Toutefois, la Ville de Paris ne s'explique pas sur ce qui permet de rattacher cette déclaration R au bien de M. X... en cause, se bornant à exposer, sans plus d'explication, qu'un seul des appartements du quatrième étage de l'immeuble 'n'apparaît pas être affecté à un usage d'habitation et rien ne prouve qu'il s'agisse de celui en cause' alors même qu'elle supporte la charge de la preuve, même libre.





En outre, les rubriques de la déclaration H2 relative à l'identification des bâtiment, étage, porte de l'immeuble litigieux et à la date de la déclaration, ne sont pas renseignées.
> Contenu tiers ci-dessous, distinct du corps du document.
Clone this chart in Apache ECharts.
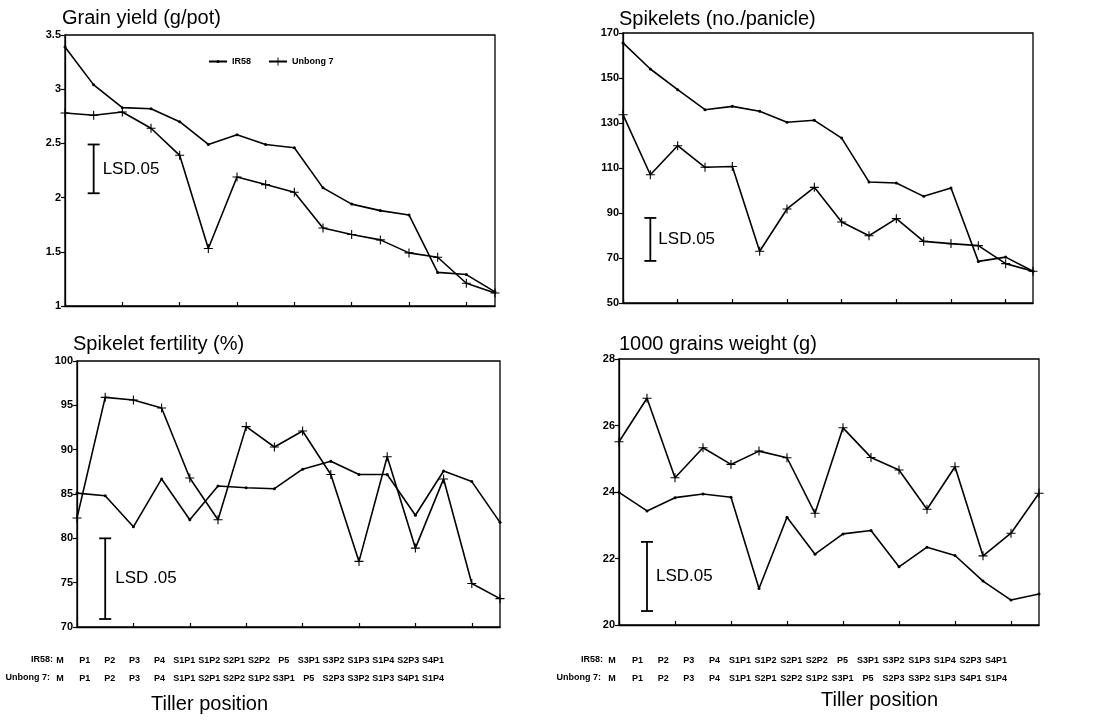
<!DOCTYPE html>
<html>
<head>
<meta charset="utf-8">
<script src="https://cdn.jsdelivr.net/npm/echarts@6/dist/echarts.min.js"></script>
<style>html,body{margin:0;padding:0;background:#fff;}#c{width:1099px;height:720px;}</style>
</head>
<body>
<div id="c"></div>
<script>
// ---- data ----
const tillerIR58 = ['M','P1','P2','P3','P4','S1P1','S1P2','S2P1','S2P2','P5','S3P1','S3P2','S1P3','S1P4','S2P3','S4P1'];
const tillerUnbong = ['M','P1','P2','P3','P4','S1P1','S2P1','S2P2','S1P2','S3P1','P5','S2P3','S3P2','S1P3','S4P1','S1P4'];
const seriesNames = ['IR58', 'Unbong 7'];

const yieldIR58 = [3.39,3.04,2.83,2.82,2.70,2.49,2.58,2.49,2.46,2.09,1.94,1.88,1.84,1.31,1.29,1.13];
const yieldUnbong = [2.78,2.76,2.79,2.64,2.39,1.53,2.19,2.12,2.05,1.72,1.66,1.61,1.49,1.45,1.21,1.12];
const spikeletsIR58 = [165.6,154,144.8,135.9,137.4,135.2,130.3,131.2,123.3,103.8,103.3,97.4,101.1,68.5,70.4,64.1];
const spikeletsUnbong = [133.7,107,119.9,110.3,110.7,73,91.8,101.4,86,79.9,87.5,77.4,76.4,75.5,67.5,64.1];
const fertilityIR58 = [85.1,84.8,81.3,86.7,82.1,85.9,85.7,85.6,87.8,88.7,87.2,87.2,82.6,87.6,86.4,81.8];
const fertilityUnbong = [82.3,95.9,95.6,94.7,86.8,82.1,92.6,90.3,92.1,87.2,77.4,89.2,78.9,86.7,74.9,73.2];
const grainWtIR58 = [23.99,23.43,23.83,23.94,23.84,21.1,23.24,22.13,22.74,22.84,21.75,22.34,22.09,21.32,20.75,20.93];
const grainWtUnbong = [25.51,26.82,24.43,25.33,24.83,25.23,25.03,23.36,25.93,25.04,24.66,23.48,24.76,22.08,22.76,23.96];

// LSD bars: [category index, low, high]
const lsdYield = [1, 2.04, 2.49];
const lsdSpikelets = [1, 68.7, 87.8];
const lsdFertility = [1, 70.9, 80.0];
const lsdGrainWt = [1, 20.42, 22.5];

const titles = ['Grain yield (g/pot)', 'Spikelets (no./panicle)', 'Spikelet fertility (%)', '1000 grains weight (g)'];
const yRanges = [[1, 3.5, 0.5], [50, 170, 20], [70, 100, 5], [20, 28, 2]];
const rowHeaders = ['IR58:', 'Unbong 7:'];
const xAxisTitle = 'Tiller position';

// ---- chart ----
const FONT = 'Liberation Sans, Arial, sans-serif';
const plusPath = 'path://M4.4,0H5.6V4.4H10V5.6H5.6V10H4.4V5.6H0V4.4H4.4Z';

const grids = [
  {left: 65, top: 35, width: 430, height: 271},
  {left: 623, top: 33, width: 410, height: 270},
  {left: 77, top: 361, width: 423, height: 266},
  {left: 619, top: 359, width: 420, height: 266},
  // label tables
  {left: 60, top: 651, width: 373, height: 1},
  {left: 612, top: 651, width: 384, height: 1}
];

const xAxes = [], yAxes = [];
for (let i = 0; i < 4; i++) {
  xAxes.push({
    gridIndex: i, type: 'category', data: tillerIR58, boundaryGap: false,
    axisLine: {lineStyle: {color: '#000', width: 1.3}},
    axisTick: {inside: true, length: 4, lineStyle: {color: '#000', width: 1.2}},
    axisLabel: {show: false}, splitLine: {show: false}
  });
  yAxes.push({
    gridIndex: i, type: 'value', min: yRanges[i][0], max: yRanges[i][1], interval: yRanges[i][2],
    axisLine: {show: true, lineStyle: {color: '#000', width: 1.3}},
    axisTick: {show: true, length: 4, lineStyle: {color: '#000', width: 1.2}},
    axisLabel: {color: '#000', fontSize: 11, fontWeight: 'bold', fontFamily: FONT, margin: 4},
    splitLine: {show: false}
  });
}
for (let g = 4; g < 6; g++) {
  xAxes.push({
    gridIndex: g, type: 'category', boundaryGap: false,
    data: tillerIR58.map((v, k) => v + '\n' + tillerUnbong[k]),
    axisLine: {show: false}, axisTick: {show: false},
    axisLabel: {interval: 0, color: '#000', fontSize: 9, fontWeight: 'bold', fontFamily: FONT, lineHeight: 18, margin: 0}
  });
  yAxes.push({gridIndex: g, type: 'value', show: false});
}

function lineSeries(name, gi, data) {
  const isIR = name === 'IR58';
  return {
    name: name, type: 'line', xAxisIndex: gi, yAxisIndex: gi, data: data,
    symbol: isIR ? 'circle' : plusPath, symbolSize: isIR ? 3 : 9,
    lineStyle: {color: '#000', width: 1.6}, itemStyle: {color: '#000'},
    animation: false
  };
}

function lsdSeries(gi, item, label, offset) {
  return {
    type: 'custom', xAxisIndex: gi, yAxisIndex: gi, data: [item], silent: true,
    encode: {x: 0, y: [1, 2]}, animation: false,
    renderItem: function (params, api) {
      const x = api.value(0);
      const top = api.coord([x, api.value(2)]);
      const bot = api.coord([x, api.value(1)]);
      const cap = 6, st = {stroke: '#000', lineWidth: 1.8};
      return {type: 'group', children: [
        {type: 'line', shape: {x1: top[0], y1: top[1], x2: bot[0], y2: bot[1]}, style: st},
        {type: 'line', shape: {x1: top[0] - cap, y1: top[1], x2: top[0] + cap, y2: top[1]}, style: st},
        {type: 'line', shape: {x1: bot[0] - cap, y1: bot[1], x2: bot[0] + cap, y2: bot[1]}, style: st},
        {type: 'text', x: top[0] + offset, y: (top[1] + bot[1]) / 2,
          style: {text: label, fill: '#000', fontSize: 17, fontFamily: FONT, verticalAlign: 'middle', align: 'left'}}
      ]};
    }
  };
}

const series = [
  lineSeries('IR58', 0, yieldIR58), lineSeries('Unbong 7', 0, yieldUnbong),
  lineSeries('IR58', 1, spikeletsIR58), lineSeries('Unbong 7', 1, spikeletsUnbong),
  lineSeries('IR58', 2, fertilityIR58), lineSeries('Unbong 7', 2, fertilityUnbong),
  lineSeries('IR58', 3, grainWtIR58), lineSeries('Unbong 7', 3, grainWtUnbong),
  lsdSeries(0, lsdYield, 'LSD.05', 9),
  lsdSeries(1, lsdSpikelets, 'LSD.05', 8),
  lsdSeries(2, lsdFertility, 'LSD .05', 10),
  lsdSeries(3, lsdGrainWt, 'LSD.05', 9)
];

const titlePos = [[62, 8], [619, 9], [73, 334], [619, 334]];
const titleStyle = {color: '#000', fontSize: 20, fontWeight: 'normal', fontFamily: FONT};
const legendText = {color: '#000', fontSize: 9, fontWeight: 'bold', fontFamily: FONT};
const smallBold = {fill: '#000', fontSize: 9, fontWeight: 'bold', fontFamily: FONT, align: 'right', verticalAlign: 'middle'};

const option = {
  backgroundColor: '#fff',
  animation: false,
  title: titles.map((t, i) => ({text: t, left: titlePos[i][0], top: titlePos[i][1], padding: 0, textStyle: titleStyle})),
  legend: [
    {left: 208, top: 57, itemWidth: 18, itemHeight: 4, padding: 0, itemGap: 0, data: [seriesNames[0]], textStyle: legendText},
    {left: 268, top: 57, itemWidth: 18, itemHeight: 10, padding: 0, itemGap: 0, data: [seriesNames[1]], textStyle: legendText}
  ],
  grid: grids.map((g, i) => Object.assign({show: i < 4, borderColor: '#000', borderWidth: 1.3, backgroundColor: 'transparent'}, g)),
  xAxis: xAxes,
  yAxis: yAxes,
  series: series,
  graphic: [
    {type: 'text', x: 53, y: 660, style: Object.assign({text: rowHeaders[0]}, smallBold)},
    {type: 'text', x: 50, y: 678, style: Object.assign({text: rowHeaders[1]}, smallBold)},
    {type: 'text', x: 603, y: 660, style: Object.assign({text: rowHeaders[0]}, smallBold)},
    {type: 'text', x: 601, y: 678, style: Object.assign({text: rowHeaders[1]}, smallBold)},
    {type: 'text', left: 151, top: 694, style: {text: xAxisTitle, fill: '#000', fontSize: 20, fontFamily: FONT}},
    {type: 'text', left: 821, top: 690, style: {text: xAxisTitle, fill: '#000', fontSize: 20, fontFamily: FONT}}
  ]
};

const chart = echarts.init(document.getElementById('c'), null, {renderer: 'canvas'});
chart.setOption(option);
</script>
</body>
</html>
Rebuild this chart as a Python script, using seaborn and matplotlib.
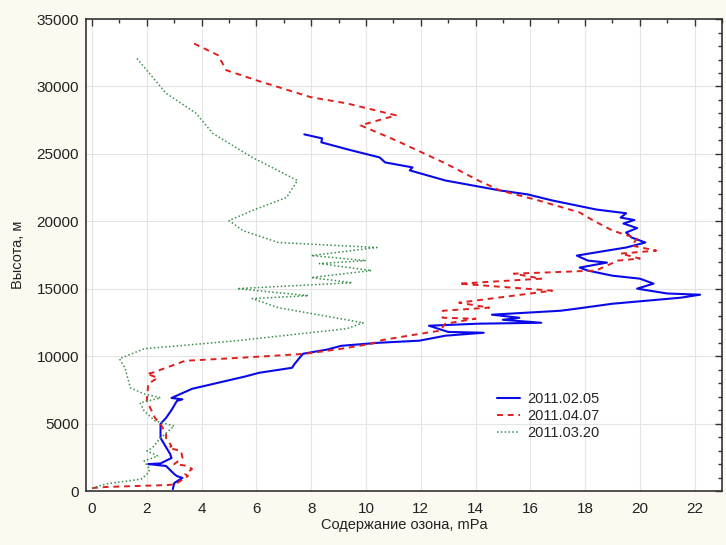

Enfin, cette déclaration H2 porte la mention, à la rubrique réservée à l'administration d'un lot n° 8 tandis que figurent sur le relevé de propriété les numéros de lot 39 et 41.





Enfin, la preuve d'un usage d'habitation postérieur au 1er janvier 1970, telle que celle qui résulte de l'attestation de vente de l'appartement de M. X... du 23 janvier 2017, est inopérante.





En conséquence et à supposer même que la similitude des numéros d'identification de la déclaration H2 et du document intitulé 'appartement' , soit 010401001, suffisent à établir qu'elle concerne bien celui en examen, l'affectation de ce bien à l'usage d'habitation au 1er janvier 1970, contestée, n'est pas établie par la Ville de Paris, qui n'est donc pas fondée à invoquer un changement d'usage illite au sens des textes précités.





L'ordonnance entreprise doit donc être infirmée en toutes ses dispositions.





Conformément aux articles 696 et 700 du code de procédure civile, la Ville de Paris, partie perdante, doit supporter la charge des dépens de première instance et d'appel sans pouvoir prétendre à une indemnité de procédure et l'équité commande de la condamner à payer à M. X... une telle indemnité dans les termes du dispositif de la présente décision.





PAR CES MOTIFS





Rejette la fin de non recevoir soulevée par M. X...;





Infirme l'ordonnance entreprise en toutes ses dispositions;





Statuant à nouveau et y ajoutant,





Déboute la Ville de Paris de ses demandes;





Condamne la Ville de Paris aux dépens de première instance et d'appel distraits conformément à l'article 699 du code de procédure civile et à payer à M. X... une indemnité de procédure de 1.500 euros.